Question

Show that $$ \begin{aligned} &x=h+r \cos \theta\\\ &y=k+r \sin \theta\\\ &\text { represents the equation of a circle. } \end{aligned} $$

Short answer

The given parametric equations represent a circle centered at \\( (h, k) \\) with radius \\( r \\).

Step-by-step solution

Identify the Circle Equation

The standard equation of a circle in the Cartesian plane with center \(h, k\) and radius \(r\) is given by \( (x - h)^2 + (y - k)^2 = r^2 \). Our goal is to transform the given parametric equations into this form.

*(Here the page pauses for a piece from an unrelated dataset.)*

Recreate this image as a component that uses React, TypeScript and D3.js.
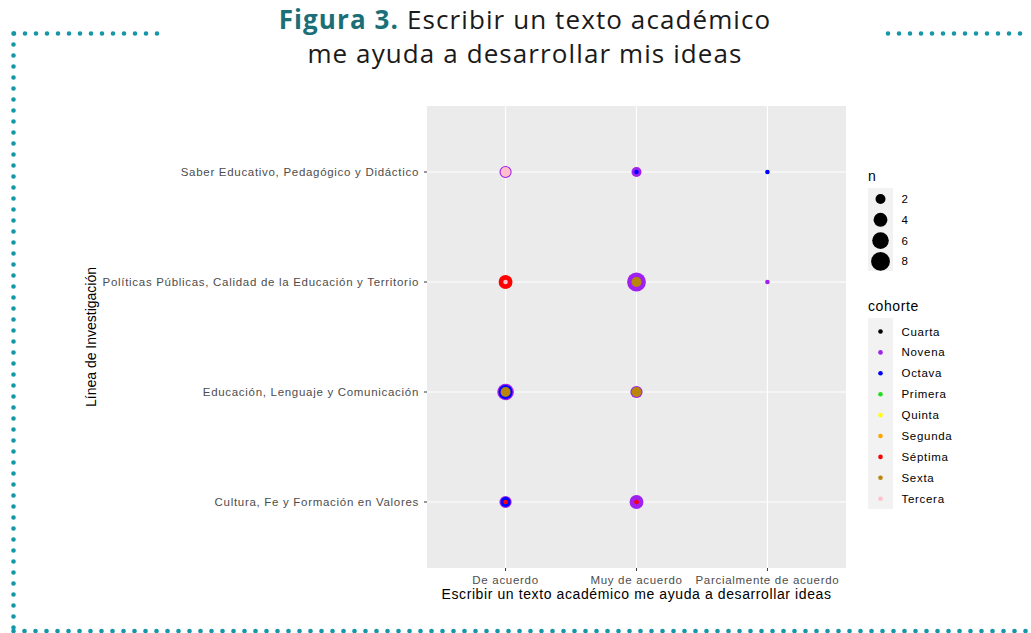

Substitute Parametric Equations

The given parametric equations are \( x = h + r \cos \theta \) and \( y = k + r \sin \theta \). Substitute these into the circle equation: \[(x - h)^2 + (y - k)^2 = (r \cos \theta)^2 + (r \sin \theta)^2.\]

Simplify Each Term

Simplify the squared terms \( (r \cos \theta)^2 + (r \sin \theta)^2 \): \( r^2 \cos^2 \theta + r^2 \sin^2 \theta = r^2 (\cos^2 \theta + \sin^2 \theta). \) Use the identity \( \cos^2 \theta + \sin^2 \theta = 1 \) to further simplify to \( r^2.\)

Conclusion

After simplifying, we have \((x-h)^2 + (y-k)^2 = r^2\), confirming that the given parametric equations \(x = h + r \cos \theta \) and \(y = k + r \sin \theta \) indeed represent the equation of a circle with center \( (h, k) \) and radius \( r \).

Key concepts

Parametric Equations

Parametric equations provide us with a way to define coordinates using a single variable, often referred to as a parameter. In the context of circles, these equations are used to express the x and y coordinates based on angles instead of relying directly on Cartesian coordinates. This is extremely useful because it provides a direct representation of a point's location on a circle as it relates to an angle measure:

• The parametric equations for a circle with center \((h, k)\) and radius \(r\) are given by \(x = h + r \cos \theta\) and \(y = k + r \sin \theta\).
• Here, \(\theta\) is the parameter, usually representing the angle in radians.
• As \(\theta\) varies from \(0\) to \(2\pi\), the equations trace out the entire circumference of the circle.

By expressing the coordinates in terms of \(\theta\), parametric equations link circles clearly to angles, allowing us to derive other useful information like arc length and sector areas.

Cartesian Plane

The Cartesian plane is a 2D plane defined by two axes that are perpendicular to each other. These axes are labeled as the x-axis and the y-axis. Together, they allow us to plot points and geometric shapes using pairs of numbers, known as coordinates.

• Each point in the Cartesian plane can be identified by an ordered pair, \((x, y)\), which represents its horizontal and vertical positions.
• The standard equation for a circle in the Cartesian plane with center \((h, k)\) and radius \(r\) is \((x - h)^2 + (y - k)^2 = r^2\).
• This equation is derived from the Pythagorean theorem, describing the set of all points that are exactly \(r\) units away from the center \((h, k)\).

On the Cartesian plane, each pair of parametric equations can correspond to a specific shape or a path traced by a point, making visualization of movements and positions intuitive.

Trigonometric Identities

Trigonometric identities are fundamental relationships between trigonometric functions that hold true for all angle values. They play a crucial role in simplifying expressions and solving equations involving trigonometric functions. One of the key identities used here is:

• \(\cos^2 \theta + \sin^2 \theta = 1\)

This identity is essential in understanding why the parametric equations \(x = h + r \cos \theta\) and \(y = k + r \sin \theta\) can be rewritten as the equation of a circle in the Cartesian plane.

• When simplified using the identity, the equation \((r \cos \theta)^2 + (r \sin \theta)^2\) becomes \(r^2 (\cos^2 \theta + \sin^2 \theta) = r^2\), leading precisely to the circle's standard form in Cartesian coordinates.
• This simplification confirms the completeness of the circle as being traced by the parametric equations.

Trigonometric identities help bridge the gap between parametric forms and Cartesian forms, making complex mathematical concepts easier to manage and solve.